"""

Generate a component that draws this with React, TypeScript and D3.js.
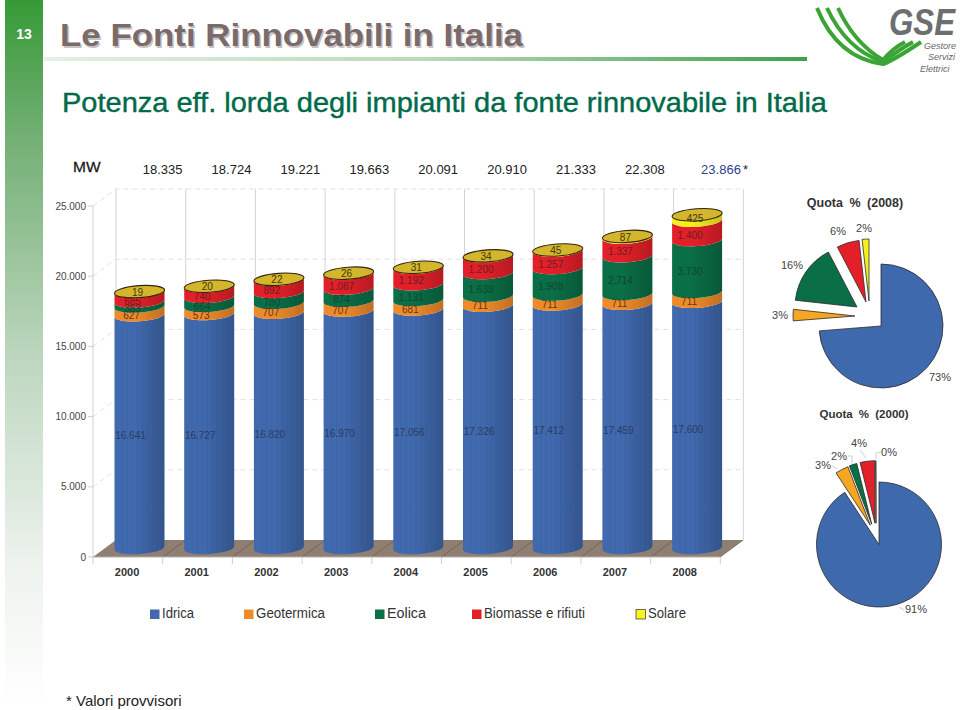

"""
"""

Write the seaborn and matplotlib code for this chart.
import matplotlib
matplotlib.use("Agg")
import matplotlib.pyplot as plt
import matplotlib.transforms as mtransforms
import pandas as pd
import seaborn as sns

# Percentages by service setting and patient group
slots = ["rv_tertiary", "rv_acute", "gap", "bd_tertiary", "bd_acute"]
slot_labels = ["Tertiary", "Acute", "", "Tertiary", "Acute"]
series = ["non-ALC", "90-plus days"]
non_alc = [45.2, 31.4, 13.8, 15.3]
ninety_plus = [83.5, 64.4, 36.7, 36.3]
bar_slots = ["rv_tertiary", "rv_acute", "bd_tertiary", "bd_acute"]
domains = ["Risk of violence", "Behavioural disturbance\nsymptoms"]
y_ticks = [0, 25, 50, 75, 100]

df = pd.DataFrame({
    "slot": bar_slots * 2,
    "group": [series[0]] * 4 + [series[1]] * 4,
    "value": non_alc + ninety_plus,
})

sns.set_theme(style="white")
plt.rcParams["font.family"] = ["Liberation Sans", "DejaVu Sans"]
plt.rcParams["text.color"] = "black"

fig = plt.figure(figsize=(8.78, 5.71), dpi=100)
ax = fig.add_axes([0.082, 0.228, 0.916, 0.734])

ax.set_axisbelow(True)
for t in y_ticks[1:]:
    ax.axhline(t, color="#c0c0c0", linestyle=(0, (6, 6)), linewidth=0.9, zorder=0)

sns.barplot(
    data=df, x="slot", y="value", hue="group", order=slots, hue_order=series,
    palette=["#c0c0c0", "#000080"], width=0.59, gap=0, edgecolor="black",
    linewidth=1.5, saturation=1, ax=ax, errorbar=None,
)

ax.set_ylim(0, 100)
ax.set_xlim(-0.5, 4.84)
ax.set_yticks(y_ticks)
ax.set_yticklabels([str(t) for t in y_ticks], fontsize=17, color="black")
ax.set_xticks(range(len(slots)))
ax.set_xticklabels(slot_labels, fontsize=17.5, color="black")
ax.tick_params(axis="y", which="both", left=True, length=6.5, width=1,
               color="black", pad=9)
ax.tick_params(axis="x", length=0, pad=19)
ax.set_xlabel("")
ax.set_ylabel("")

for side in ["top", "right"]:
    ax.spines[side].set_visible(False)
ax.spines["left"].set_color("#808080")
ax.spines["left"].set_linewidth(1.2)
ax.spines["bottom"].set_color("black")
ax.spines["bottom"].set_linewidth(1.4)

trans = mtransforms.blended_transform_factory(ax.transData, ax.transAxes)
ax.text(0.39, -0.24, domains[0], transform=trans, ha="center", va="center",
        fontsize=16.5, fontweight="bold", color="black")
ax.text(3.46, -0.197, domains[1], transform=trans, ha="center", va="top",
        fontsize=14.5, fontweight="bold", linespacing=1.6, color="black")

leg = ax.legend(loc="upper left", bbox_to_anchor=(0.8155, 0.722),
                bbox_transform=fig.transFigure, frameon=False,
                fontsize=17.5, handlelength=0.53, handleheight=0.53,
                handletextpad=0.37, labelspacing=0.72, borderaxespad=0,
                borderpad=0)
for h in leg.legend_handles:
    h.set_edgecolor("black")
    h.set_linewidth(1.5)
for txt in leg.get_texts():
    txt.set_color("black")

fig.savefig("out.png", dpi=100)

"""

TASK REQUIREMENTS: Check every line of the listing for the string "this" and report how many lines have it, as a number alone.

COMPLETED TASK: 2